Front page | perl.perl5.porters |
Postings from July 2014
Re: Encode vs. JSON
From: David E. Wheeler
July 18, 2014 05:19
Re: Encode vs. JSON
Message ID: 986D6A88-C9BF-425C-9E11-5EB262429A5D@justatheory.com
On Jul 17, 2014, at 8:00 PM, Aristotle Pagaltzis <firstname.lastname@example.org> wrote:
> Hi David,
Hey Aristotle, many thanks for your reply. Super helpful.
>> It does not die on 5.14, which I assume is due to the addition of
>> Unicode 6 support.
> why do you assume that? As far as I can tell, Unicode 6 has no changes
> of any kind WRT U+FFFF.
It was a guess.
> Sounds to me like it’s the behaviour of JSON that changes between 5.12
> and 5.14 rather than that of Encode?
> What I can say is that U+FFFF is a non-character, but EF BF BF is the
> correct encoding of that codepoint. Using decode_utf8(...) is short for
> decode("utf8", ...), which is completely permissive. As long as it can
> decode the octet sequence according to the UTF-8 encoding, it will not
> complain. In contrast, if you do decode("UTF-8", ...) then you will get
> charset checking too. And *that* *will* reject your attempt to smuggle
> a U+FFFF into the string.
Ah, yes, quite right. I keep forgetting that utf8 is so permissive.
> So that’s why Encode behaves as it does.
So this data came from a Java app, which serialized the string "HOLIDAYBOLDI\xEF\xBF\xBFALIC" into JSON. This tells me that our Java app needs to be a little more careful about what it considers UTF-8, and perhaps replace bogus characters/bytes. But I am unable to get it to choke on \uFFFF at all on Java 6 or 7. This does not throw an exception:
I Googled around a bit, and found this SO answer:
Which suggests that, according to [Corrigendum 9](http://www.unicode.org/versions/corrigendum9.html), reserved non-characters now *are* allowed to appear in a UTF-8 string. Which makes me think I will never be able to get the Java server to clean up its act. Should Perl, Encode, and JSON relax things a bit with regard to these characters, then?

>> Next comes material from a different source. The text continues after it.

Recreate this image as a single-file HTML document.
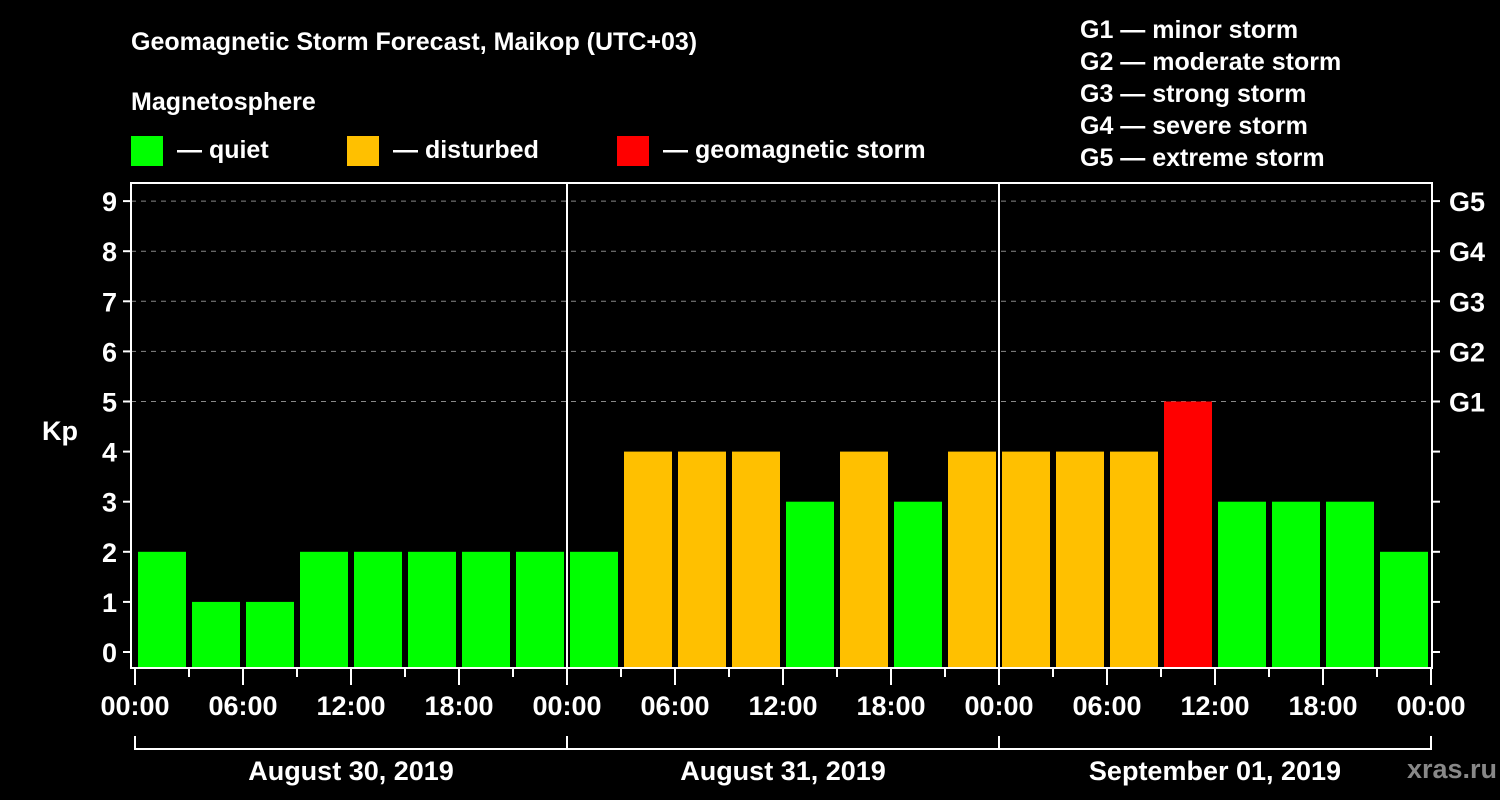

> Why does JSON go from rejecting to accepting the string if you go from
> 5.12 to 5.14? That, I have no idea about. (Or maybe it is goes from one
> to the other based on the version of JSON; you haven’t specified whether
> you have the same version of it installed in your 5.12 vs 5.14 perls.)
I used JSON 2.90 and JSON::XS 3.01 in all my tests.